Тем временем прибыли и остальные наши раненые офицеры. Их вид вызывал глубокое сочувствие. Они шли сами; их вели, поддерживая; ехали верхом и в экипажах, а четверых привезли на носилках, влекомых двумя лошадьми — среди них в особенности генерал-адъютант фон Вагнер. К вечеру в город прибыли также несчастные раненые солдаты нашей армии — частью на ногах, частью ползком. Раненые кавалеристы были верхом или их поддерживали и привозили, а лошадей вели на привязи. Все они искали билетёра[1756]. Бог мой! Никогда не забуду вида, который представляли эти несчастные! Лица все сплошь в крови, платье также забрызгано кровью, искалеченные или простреленные тела. Раздробленные руки, разбитые ноги. Многие лишились глаза, у многих также ядром оторвало руку или ногу. Другие искали фельдшера, чтобы ампутировать себе руки и ноги. Бросалось в глаза большое количество несчастных — пожалуй, их было большинство, — у которых был прострелен низ живота или ягодицы. Они то и дело ползли по улицам, оглашая воздух жалобными стонами. Повсюду земля была окрашена пролитой кровью, а вокруг кучами лежали срезанные с тела платья, сапоги и чулки.
Место перед моей дверью особенно было излюблено и наполнено этими несчастными. Они искали утешения и помощи, просили попить и старого тряпья на перевязки. В нем был большой недостаток, поскольку целых 1000 центнеров сгорело вместе с несчастной Кюстринской крепостью. Картина, которую я увидел в двух домах, куда я зашел, была столь душераздирающей, что я никогда ее не забуду. В одном доме были десятки тел, лежавших на земле, на соломе, без рук, ног и с прочими ранами, в крови. Жена и дети, братья, их товарищи были тут же с ними и обмывали их, пока они еще были живы. В большой гостинице картина была еще более безотрадной. В то же самое время, пока армейские мясники раздавали рационы мяса, фельдшеры отрезали у несчастных раненых руки и ноги и вырезали засевшие в частях тела пули.

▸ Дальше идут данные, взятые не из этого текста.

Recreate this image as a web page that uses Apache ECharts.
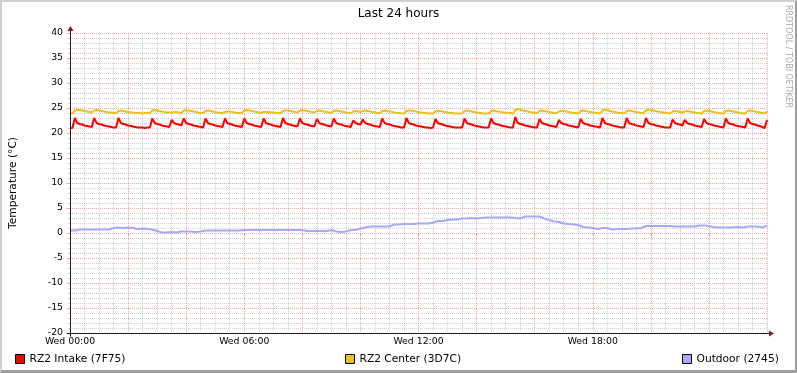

Отрезанные члены лежали по всему дому — они уже валялись при входе в него. Тут я не смог оставаться долго. Эта картина бедствий человеческих была для меня слишком невыносимой и ранящей душу.
Мы у себя в Дамме приютили по меньшей мере 4000 таких легко и тяжело раненных. Русские офицеры были все расквартированы в ордонансгаузе[1757], тогда как их генералы получили квартиры получше. И среди неприятелей было много несчастных людей.
В месте, где собралось столько несчастных, я нашел обширную ниву для своей духовной деятельности. В оба дня баталии и у меня, и у моего коллеги в домах были приготовлены Чаши со Святыми Дарами, потому что нас то и дело, даже на улице, требовали к умирающим. Такие чрезвычайно тяжелые и невыносимые обстоятельства мой сосед выдержать не смог; в результате весь груз этой миссии лег на меня одного. Надеяться на значительное воздаяние за свой труд я не мог. Лишь немногие давали хоть что-то. Особенно позаботился обо мне храбрый генерал фон Руйш[1758]. В общем же многие несчастные были слишком слабы, другие же умирали еще перед принятием Св. Тайн. Даже русский бригадир лишь на словах поблагодарил меня; ибо в его распоряжении не было ни гроша, он потерял на баталии не менее 15 000 рублей. Один прусский офицер по человеколюбивому побуждению подарил ему 10 рейхсталеров и бутылку вина.